Hi, I'm Shri.
A healthcare professional
who left the clinic to fix it.
I practiced medicine for a year in India. I saw patients, wrote prescriptions, redesigned a clinic's EHR. And somewhere in that year I noticed something that wouldn't leave me alone.
The most important decisions about my patients weren't made by me. They were made by the systems around me: who gets screened, what gets covered, how data flows between a hospital and an insurer. The doctor is one node in a much larger network. I wanted to understand that network.
So I left clinical practice, moved to St. Louis, and started a dual MPH/MBA at Washington University. Since then I've done cancer survival research at Siteman, built a health‑tech product from zero with AI as a co‑architect, written a rural-hospital turnaround case for an Olin healthcare management course, and had a first-author study accepted at ASCO 2026.

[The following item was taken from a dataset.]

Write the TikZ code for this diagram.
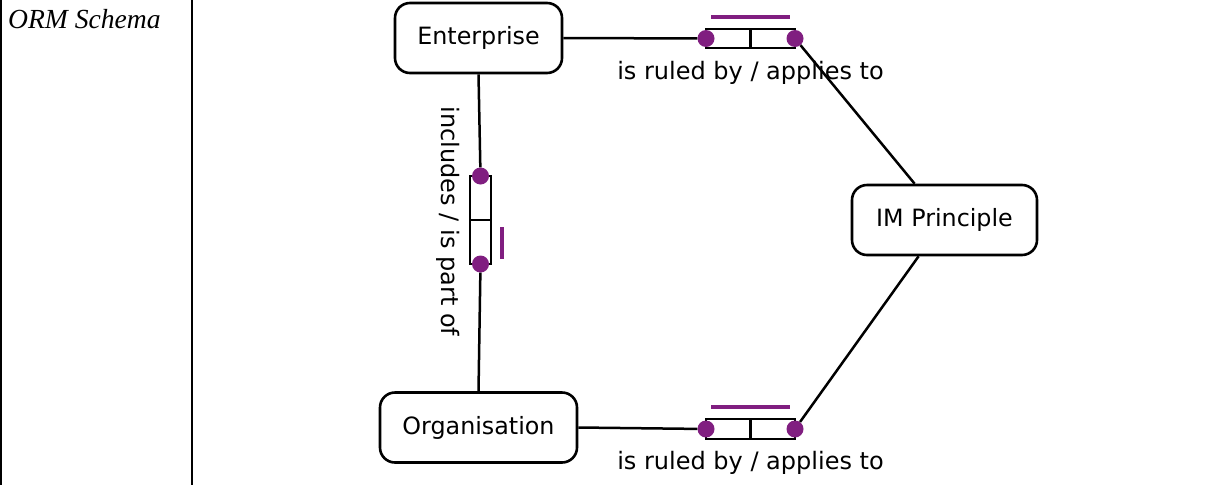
\documentclass[tikz,border=0pt]{standalone}
\usepackage{fontspec}
\setmainfont{Liberation Serif}
\newfontfamily\diafont{DejaVu Sans}
\definecolor{ormpurple}{RGB}{128,30,128}
\begin{document}
\begin{tikzpicture}[x=1pt,y=-1pt,
  entity/.style={draw,line width=2.6pt,rounded corners=15pt,minimum height=70pt,inner sep=0pt,font=\diafont\fontsize{23.8}{28}\selectfont},
  rolebox/.style={draw,line width=2.4pt,minimum width=44.5pt,minimum height=19.5pt,inner sep=0pt},
  vrolebox/.style={draw,line width=2.4pt,minimum width=21pt,minimum height=44pt,inner sep=0pt},
  roledot/.style={circle,fill=ormpurple,minimum size=17pt,inner sep=0pt},
  uniq/.style={ormpurple,line width=3.2pt},
  conn/.style={line width=2.5pt},
  lbl/.style={font=\diafont\fontsize{24}{28}\selectfont,inner sep=0pt}]
\useasboundingbox (0,0) rectangle (1225,485);
% table frame
\draw[line width=2pt] (1,0) -- (1,485);
\draw[line width=2pt] (192,0) -- (192,485);
\node[anchor=base west,inner sep=0pt,font=\itshape\fontsize{27.6}{32}\selectfont] (title) at (8,28) {ORM Schema};
% entities
\node[entity,minimum width=167pt] (ent) at (478.5,38) {Enterprise};
\node[entity,minimum width=197pt] (org) at (478.5,427.5) {Organisation};
\node[entity,minimum width=185pt] (imp) at (944.5,220) {IM Principle};
% top role
\node[rolebox] (t1) at (728.25,38.5) {};
\node[rolebox] (t2) at (772.75,38.5) {};
\node[roledot] (t1d) at (706,38.5) {};
\node[roledot] (t2d) at (795,38.5) {};
\draw[uniq] (711,17) -- (790,17);
\node[lbl,anchor=base] (tl) at (750.5,79) {is ruled by / applies to};
% bottom role
\node[rolebox] (b1) at (728.25,429) {};
\node[rolebox] (b2) at (772.75,429) {};
\node[roledot] (b1d) at (706,429) {};
\node[roledot] (b2d) at (795,429) {};
\draw[uniq] (711,407) -- (790,407);
\node[lbl,anchor=base] (bl) at (750.5,469) {is ruled by / applies to};
% vertical role
\node[vrolebox] (v1) at (480.5,198) {};
\node[vrolebox] (v2) at (480.5,242) {};
\node[roledot] (v1d) at (480.5,176) {};
\node[roledot] (v2d) at (480.5,264) {};
\draw[uniq] (502,227) -- (502,259);
\node[lbl,rotate=-90,anchor=base] (vl) at (441,221.5) {includes / is part of};
% connectors
\draw[conn] (ent.east) -- (t1d);
\draw[conn] (t2d) -- (imp);
\draw[conn] (imp) -- (b2d);
\draw[conn] (org.east) -- (b1d);
\draw[conn] (ent.south) -- (v1d);
\draw[conn] (v2d) -- (org.north);
\end{tikzpicture}
\end{document}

The work takes a lot of shapes now: Cox models on 20 years of NHANES, a chronic‑care app built spec‑first with AI in the loop, hospital financial turnarounds, and a locally‑run AI pipeline producing long‑form health video on a single GPU. The method stays the same: spec first, locked decisions, primary sources cited, AI as a co‑builder, never a crutch.
Every project comes back to the same question: how do we make the system work better for the people inside it?